Vanderbilt’s William Schaffner, MD, says Getting Flu Shots into Arms Won’t Be Easy

Video

Interview

Schaffner, medical director of the National Foundation for Infectious Disease, says we need to re-educate on the dangers of flu and "sell" the influenza vaccine to the vaccine-fatigued.

"I think we're going to have to work very hard to get flu vaccines into arms this fall," said William Schaffner, MD, medical director of the National Foundation for Infectious Disease.

Schaffner's concern, he explained in a recent interview with Patient Care Online, is that amidst the prolonged promotion around COVID-19 vaccines and now COVID-19 boosters, concerns about influenza and the danger it poses as well as the US appetite for the flu shot could all be blunted. He suggested that patients may a reminder that flu is a "nasty virus" and that clinicians may "have to, if you will, sell influenza vaccine."

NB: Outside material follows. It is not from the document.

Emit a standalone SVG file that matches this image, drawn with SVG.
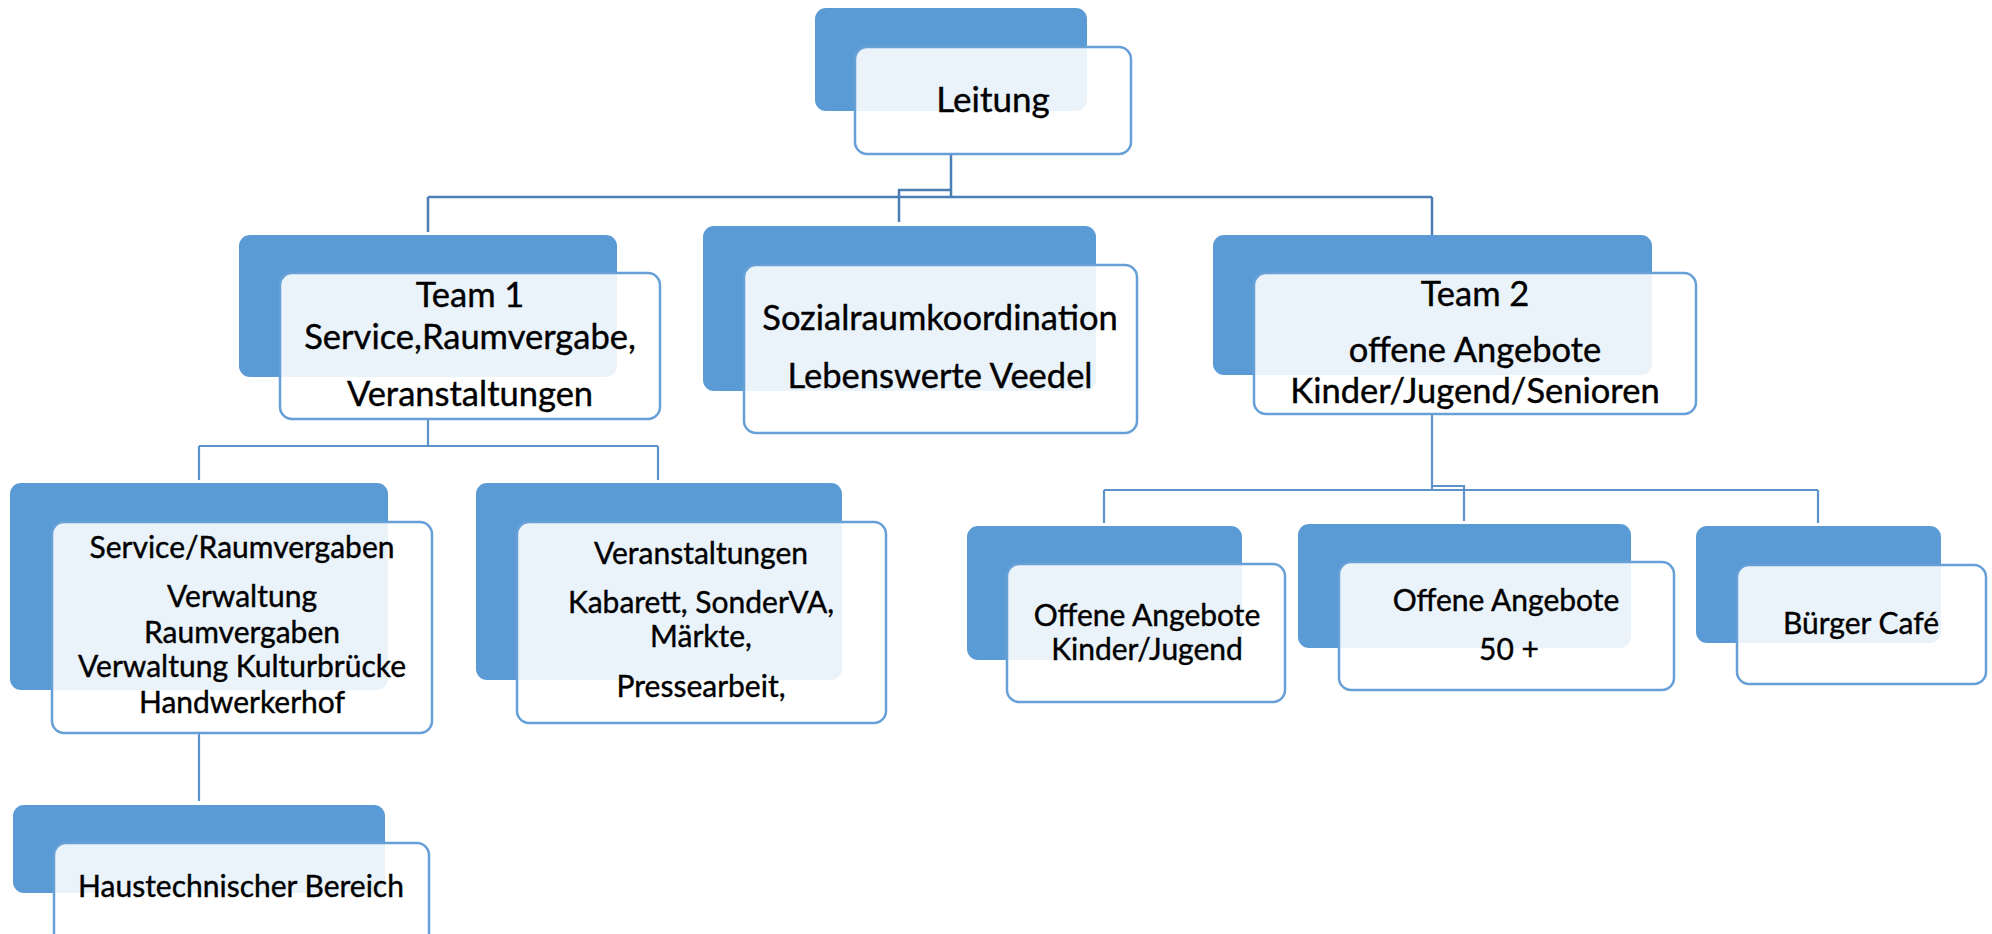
<svg xmlns="http://www.w3.org/2000/svg" width="1992" height="934" viewBox="0 0 1992 934">
<style>
.bk{fill:#5b9bd5;}
.fr{fill:#ffffff;fill-opacity:0.88;stroke:#679fd7;stroke-width:2.5;}
.c{fill:none;stroke:#4a7eb4;stroke-width:2.5;}
.c2{fill:none;stroke:#5d93cc;stroke-width:2.2;}
text{font-family:Lato,"Open Sans","Liberation Sans",sans-serif;fill:#000;stroke:#000;stroke-width:0.4;text-anchor:middle;}
.t0{font-size:35px;}
.t1{font-size:34.5px;}
.t2{font-size:30px;}
</style>
<rect width="1992" height="934" fill="#ffffff"/>
<g id="connectors">
<path class="c" d="M951 154 V197 M428 197 H1432 M428 197 V232 M899 222 V190 H951 M1432 197 V235"/>
<path class="c2" d="M428 419 V446 M199 446 H658 M199 446 V480 M658 446 V480 M199 733 V801"/>
<path class="c2" d="M1432 414 V490 M1104 490 H1818 M1104 490 V523 M1818 490 V523 M1432 486 H1464 V521"/>
</g>
<g id="leitung">
<rect class="bk" x="815" y="8" width="272" height="103" rx="11"/>
<rect class="fr" x="855" y="47" width="276" height="107" rx="12"/>
<text class="t0" x="993" y="112">Leitung</text>
</g>
<g id="team1">
<rect class="bk" x="239" y="235" width="378" height="142" rx="11"/>
<rect class="fr" x="280" y="273" width="380" height="146" rx="12"/>
<text class="t1" x="470" y="307">Team 1</text>
<text class="t1" x="470" y="349">Service,Raumvergabe,</text>
<text class="t1" x="470" y="406">Veranstaltungen</text>
</g>
<g id="sozial">
<rect class="bk" x="703" y="226" width="393" height="165" rx="11"/>
<rect class="fr" x="744" y="265" width="393" height="168" rx="12"/>
<text class="t1" x="940" y="330">Sozialraumkoordination</text>
<text class="t1" x="940" y="388">Lebenswerte Veedel</text>
</g>
<g id="team2">
<rect class="bk" x="1213" y="235" width="439" height="140" rx="11"/>
<rect class="fr" x="1254" y="273" width="442" height="141" rx="12"/>
<text class="t1" x="1475" y="306">Team 2</text>
<text class="t1" x="1475" y="362">offene Angebote</text>
<text class="t1" x="1475" y="403">Kinder/Jugend/Senioren</text>
</g>
<g id="service">
<rect class="bk" x="10" y="483" width="378" height="207" rx="11"/>
<rect class="fr" x="52" y="522" width="380" height="211" rx="12"/>
<text class="t2" x="242" y="558">Service/Raumvergaben</text>
<text class="t2" x="242" y="607">Verwaltung</text>
<text class="t2" x="242" y="643">Raumvergaben</text>
<text class="t2" x="242" y="677">Verwaltung Kulturbrücke</text>
<text class="t2" x="242" y="713">Handwerkerhof</text>
</g>
<g id="veranstaltungen">
<rect class="bk" x="476" y="483" width="366" height="197" rx="11"/>
<rect class="fr" x="517" y="522" width="369" height="201" rx="12"/>
<text class="t2" x="701" y="564">Veranstaltungen</text>
<text class="t2" x="701" y="613">Kabarett, SonderVA,</text>
<text class="t2" x="701" y="647">Märkte,</text>
<text class="t2" x="701" y="697">Pressearbeit,</text>
</g>
<g id="haustechnik">
<rect class="bk" x="13" y="805" width="372" height="88" rx="11"/>
<rect class="fr" x="54" y="843" width="375" height="105" rx="12"/>
<text class="t2" x="241" y="897">Haustechnischer Bereich</text>
</g>
<g id="oa-kinder">
<rect class="bk" x="967" y="526" width="275" height="134" rx="11"/>
<rect class="fr" x="1007" y="564" width="278" height="138" rx="12"/>
<text class="t2" x="1147" y="626">Offene Angebote</text>
<text class="t2" x="1147" y="660">Kinder/Jugend</text>
</g>
<g id="oa-50">
<rect class="bk" x="1298" y="524" width="333" height="124" rx="11"/>
<rect class="fr" x="1339" y="562" width="335" height="128" rx="12"/>
<text class="t2" x="1506" y="611">Offene Angebote</text>
<text class="t2" x="1509" y="660">50 +</text>
</g>
<g id="buerger">
<rect class="bk" x="1696" y="526" width="245" height="117" rx="11"/>
<rect class="fr" x="1737" y="565" width="249" height="119" rx="12"/>
<text class="t2" x="1861" y="634">Bürger Café</text>
</g>
</svg>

Like many in infectious disease and public health circles, Schaffner also is concerned about the convergence of re-emerging seasonal respiratory viruses with COVID-19 as mitigation measures wane, social interaction increases, and children go back to school. "Children have the distribution franchise for the influenza virus," he pointed out and added that influenza spread this year is going to be fueled by kids. In our short interview, he also provided coaching on vaccination persuasion.


William Schaffner, MD, is medical director of the National Foundation for Infectious Diseases, professor of preventive medicine in the Department of Health Policy and a professor of medicine in the Division of Infectious Diseases at Vanderbilt University School of Medicine in Nashville.